Hasura cron events invocation total

Total number of cron events invoked, representing the number of invocations made for cron events.

Namehasura_cron_events_invocation_total
TypeCounter
Labelsstatus: success | failed

Hasura cron events processed total

Total number of cron events processed, representing the number of invocations made for cron events. Compare this to hasura_cron_events_invocation_total. A high difference between the two metrics indicates high failure rate of the cron webhook.

Namehasura_cron_events_processed_total
TypeCounter
Labelsstatus: success | failed

Hasura GraphQL execution time seconds

Execution time of successful GraphQL requests (excluding subscriptions). If more requests are falling in the higher buckets, you should consider tuning the performance.

Namehasura_graphql_execution_time_seconds
TypeHistogram

Buckets: 0.01, 0.03, 0.1, 0.3, 1, 3, 10
Labelsoperation_type: query | mutation

Hasura GraphQL requests total

Number of GraphQL requests received, representing the GraphQL query/mutation traffic on the server.

Namehasura_graphql_requests_total
TypeCounter
Labelsoperation_type: query | mutation | subscription | unknown

The unknown operation type will be returned for queries that fail authorization, parsing, or certain validations. The response_status label will be success for successful requests and failed for failed requests.

Hasura HTTP connections

Current number of active HTTP connections (excluding WebSocket connections), representing the HTTP load on the server.

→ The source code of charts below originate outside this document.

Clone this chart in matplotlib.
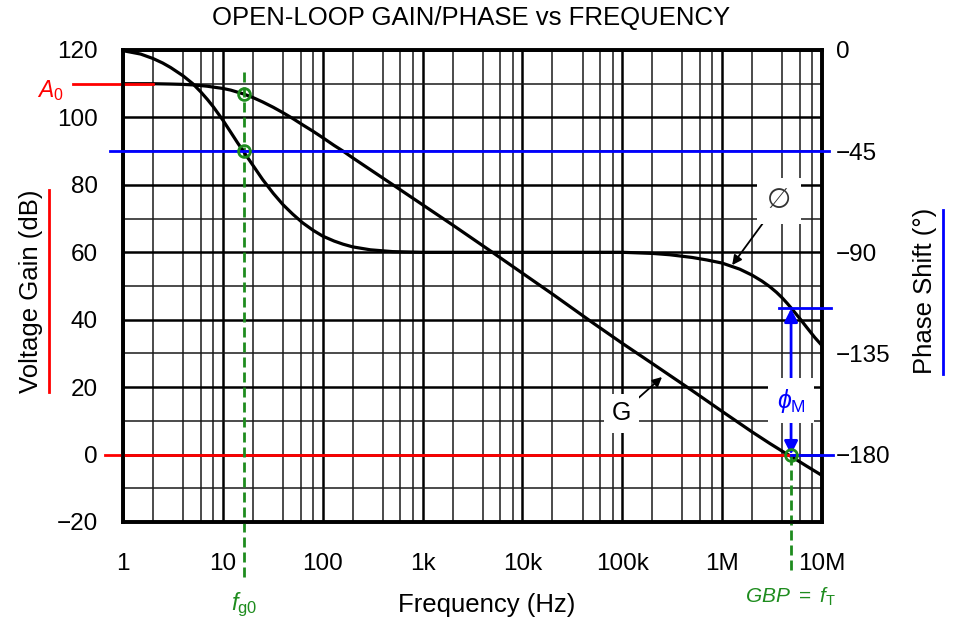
import matplotlib
matplotlib.use('Agg')
import matplotlib.pyplot as plt
from matplotlib.lines import Line2D
from matplotlib.ticker import FixedLocator, LogLocator, NullFormatter, MultipleLocator

# open-loop gain (Hz, dB)
freq_gain = [1, 2, 3, 4, 5, 6, 7, 8, 10, 12, 14, 16, 20, 25, 32, 40, 50, 63,
             80, 100, 130, 160, 200, 300, 500, 1e3, 2e3, 5e3, 1e4, 2e4, 5e4,
             1e5, 2e5, 5e5, 1e6, 2e6, 3e6, 4e6, 5e6, 7e6, 1e7]
gain_db = [110, 110, 109.9, 109.8, 109.65, 109.45, 109.25, 109, 108.6, 108.1,
           107.5, 107, 105.9, 104.6, 103, 101.4, 99.7, 97.8, 95.9, 94, 91.7,
           90, 88, 84.5, 80.1, 74.1, 68.1, 60, 53.8, 47.6, 39.2, 33, 27, 19,
           12.8, 6.7, 3.3, 1.0, -0.7, -3.4, -6.2]

# phase shift (Hz, degrees)
freq_phase = [1, 1.5, 2, 2.5, 3, 4, 5, 6, 7, 8, 10, 12, 14, 16, 20, 25, 32, 40,
              50, 63, 80, 100, 130, 160, 200, 300, 500, 1e3, 1e4, 1e5, 2e5,
              3e5, 5e5, 7e5, 1e6, 1.5e6, 2e6, 2.5e6, 3e6, 3.5e6, 4e6, 4.5e6,
              5e6, 6e6, 7e6, 8.5e6, 1e7]
phase_deg = [-0.3, -1.8, -3.8, -5.8, -7.8, -11.5, -15, -18.6, -22, -25.2,
             -31.2, -36.6, -41.2, -45, -51.3, -57.6, -63.8, -68.8, -73, -76.9,
             -80.2, -82.8, -85, -86.4, -87.6, -88.9, -89.7, -90, -90, -90,
             -90.5, -91.1, -92.3, -93.4, -94.8, -97.5, -100.2, -102.8, -105.3,
             -107.8, -110.3, -112.8, -115.2, -119.5, -123.3, -128, -131.5]

x_ticks = [1, 10, 100, 1e3, 1e4, 1e5, 1e6, 1e7]
x_labels = ['1', '10', '100', '1k', '10k', '100k', '1M', '10M']
gain_ticks = [-20, 0, 20, 40, 60, 80, 100, 120]
phase_ticks = [0, -45, -90, -135, -180]

a0 = 110
fg0 = 16.2
gbp = 4.9e6
phase_at_gbp = -115

RED = '#ff0000'
BLUE = '#0000ff'
GREEN = '#1e8c1e'

plt.rcParams['font.family'] = ['Liberation Sans', 'DejaVu Sans']
plt.rcParams['mathtext.fontset'] = 'custom'
plt.rcParams['mathtext.rm'] = 'Liberation Sans'
plt.rcParams['mathtext.it'] = 'Liberation Sans:italic'

W, H = 955, 622
fig = plt.figure(figsize=(W / 100, H / 100), dpi=100)
ax = fig.add_axes([123 / W, 1 - 522 / H, 699 / W, 472 / H])
ax.set_xscale('log')
ax.set_xlim(1, 1e7)
ax.set_ylim(-20, 120)
ax2 = ax.twinx()
ax2.set_ylim(-210, 0)

# grid
ax.set_xticks(x_ticks, x_labels)
ax.xaxis.set_minor_locator(LogLocator(base=10, subs=[2, 4, 6, 8], numticks=30))
ax.xaxis.set_minor_formatter(NullFormatter())
ax.yaxis.set_major_locator(FixedLocator(gain_ticks))
ax.yaxis.set_minor_locator(MultipleLocator(10))
ax.grid(which='major', color='k', lw=1.8)
ax.grid(which='minor', color='#1a1a1a', lw=1.1)
ax.set_axisbelow(True)
ax2.set_yticks(phase_ticks)

ax.tick_params(axis='x', which='both', length=0, labelsize=17.5, pad=22)
ax.tick_params(axis='y', which='both', length=0, labelsize=17.5, pad=18)
ax2.tick_params(axis='y', length=0, labelsize=17.5, pad=10)
for a in (ax, ax2):
    for s in a.spines.values():
        s.set_linewidth(2.6)

# curves
ax.plot(freq_gain, gain_db, color='k', lw=2.3, zorder=3)
ax2.plot(freq_phase, phase_deg, color='k', lw=2.3, zorder=3)

# reference lines
ax.plot([0.316, 2], [a0, a0], color=RED, lw=2, clip_on=False, zorder=4)
ax.plot([0.66, gbp], [0, 0], color=RED, lw=2, clip_on=False, zorder=4)
ax2.plot([0.74, 11.7e6], [-45, -45], color=BLUE, lw=2, clip_on=False, zorder=4)
ax2.plot([gbp, 12.9e6], [-180, -180], color=BLUE, lw=2, clip_on=False, zorder=4)
ax2.plot([3.7e6, 12.3e6], [phase_at_gbp, phase_at_gbp], color=BLUE, lw=2,
         clip_on=False, zorder=4)

# green markers
dash = (0, (3.6, 1.8))
ax.plot([fg0, fg0], [113.5, -37.2], color=GREEN, lw=2, ls=dash, clip_on=False, zorder=4)
ax.plot([gbp, gbp], [0, -35.7], color=GREEN, lw=2, ls=dash, clip_on=False, zorder=4)
ax.plot([fg0], [a0 - 3], 'o', ms=8.5, mfc='none', mec=GREEN, mew=2, zorder=6)
ax2.plot([fg0], [-45], 'o', ms=8.5, mfc='none', mec=GREEN, mew=2, zorder=6)
ax2.plot([gbp], [-180], 'o', ms=8.5, mfc='none', mec=GREEN, mew=2, zorder=6)

# phase margin arrow
ax2.annotate('', xy=(gbp, phase_at_gbp), xytext=(gbp, -180),
             arrowprops=dict(arrowstyle='<|-|>', color=BLUE, lw=2,
                             mutation_scale=20, shrinkA=0, shrinkB=0),
             zorder=5)
ax2.text(gbp, -156, r'$\phi_{\mathrm{M}}$', color=BLUE, fontsize=18,
         ha='center', va='center', zorder=7,
         bbox=dict(boxstyle='square,pad=0.35', fc='white', ec='none'))

# curve labels
ax2.annotate('\u2205', xy=(1.26e6, -95.7), xytext=(3.72e6, -67.2),
             fontsize=20, ha='center', va='center', color='#333333', zorder=7,
             bbox=dict(boxstyle='square,pad=0.35', fc='white', ec='none'),
             arrowprops=dict(arrowstyle='-|>', color='k', lw=1.3,
                             mutation_scale=14, shrinkA=0, shrinkB=0))
ax.annotate('G', xy=(2.5e5, 23), xytext=(9.8e4, 12.3),
            fontsize=18, ha='center', va='center', zorder=7,
            bbox=dict(boxstyle='square,pad=0.3', fc='white', ec='none'),
            arrowprops=dict(arrowstyle='-|>', color='k', lw=1.3,
                            mutation_scale=14, shrinkA=0, shrinkB=0))

# text annotations
ax.text(0.186, 108.1, r'$A_{\mathrm{0}}$', color=RED, fontsize=16.5,
        ha='center', va='center')
ax.text(fg0, -44.6, r'$f_{\mathrm{g0}}$', color=GREEN, fontsize=17,
        ha='center', va='center')
ax.text(gbp, -42.2, r'$GBP\ =\ f_{\mathrm{T}}$', color=GREEN, fontsize=15,
        ha='center', va='center')

fig.text(471 / W, 1 - 18 / H, 'OPEN-LOOP GAIN/PHASE vs FREQUENCY',
         fontsize=18.5, ha='center', va='center')
fig.text(487 / W, 1 - 605 / H, 'Frequency (Hz)', fontsize=18.5,
         ha='center', va='center')
fig.text(31 / W, 1 - 291 / H, 'Voltage Gain (dB)', fontsize=18.5,
         rotation=90, ha='center', va='center')
fig.text(925 / W, 1 - 291 / H, 'Phase Shift (\u00b0)', fontsize=18.5,
         rotation=90, ha='center', va='center')

fig.add_artist(Line2D([49 / W, 49 / W], [1 - 190 / H, 1 - 392 / H],
                      transform=fig.transFigure, color=RED, lw=2))
fig.add_artist(Line2D([943 / W, 943 / W], [1 - 210 / H, 1 - 374 / H],
                      transform=fig.transFigure, color=BLUE, lw=2))

fig.savefig('out.png', dpi=100)
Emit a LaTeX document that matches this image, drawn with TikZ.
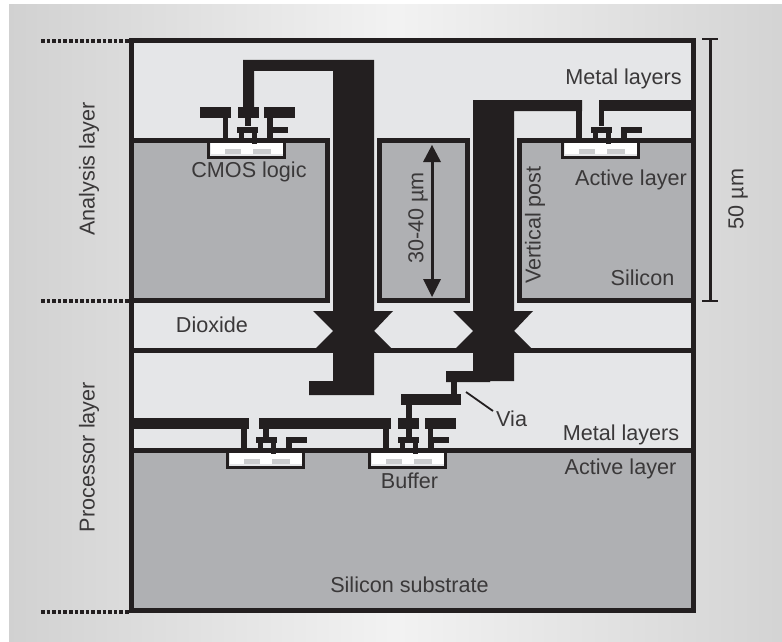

Namehasura_http_connections
TypeGauge
Labelsnone

Hasura one-off events invocation total

Total number of one-off events invoked, representing the number of invocations made for one-off events.

Namehasura_oneoff_events_invocation_total
TypeCounter
Labelsstatus: success | failed

Hasura one-off events processed total

Total number of one-off events processed, representing the number of invocations made for one-off events. Compare this to hasura_oneoff_events_invocation_total. A high difference between the two metrics indicates high failure rate of the one-off webhook.

Namehasura_oneoff_events_processed_total
TypeCounter
Labelsstatus: success | failed

Hasura postgres connections

Current number of active PostgreSQL connections. Compare this to pool settings.

Namehasura_postgres_connections
TypeGauge
Labelssource_name: name of the database
conn_info: connection url string (password omitted) or name of the connection url environment variable
role: primary | replica

Hasura source health

Health check status of a particular data source, corresponding to the output of /healthz/sources, with possible values 0 through 3 indicating, respectively: OK, TIMEOUT, FAILED, ERROR. See the Source Health Check API Reference for details.

Namehasura_source_health
TypeGauge
Labelssource_name: name of the database

Hasura WebSocket connections

Current number of active WebSocket connections, representing the WebSocket load on the server.

Namehasura_websocket_connections
TypeGauge
Labelsnone
GraphQL request execution time
  • Uses wall-clock time, so it includes time spent waiting on I/O.
  • Includes authorization, parsing, validation, planning, and execution (calls to databases, Remote Schemas).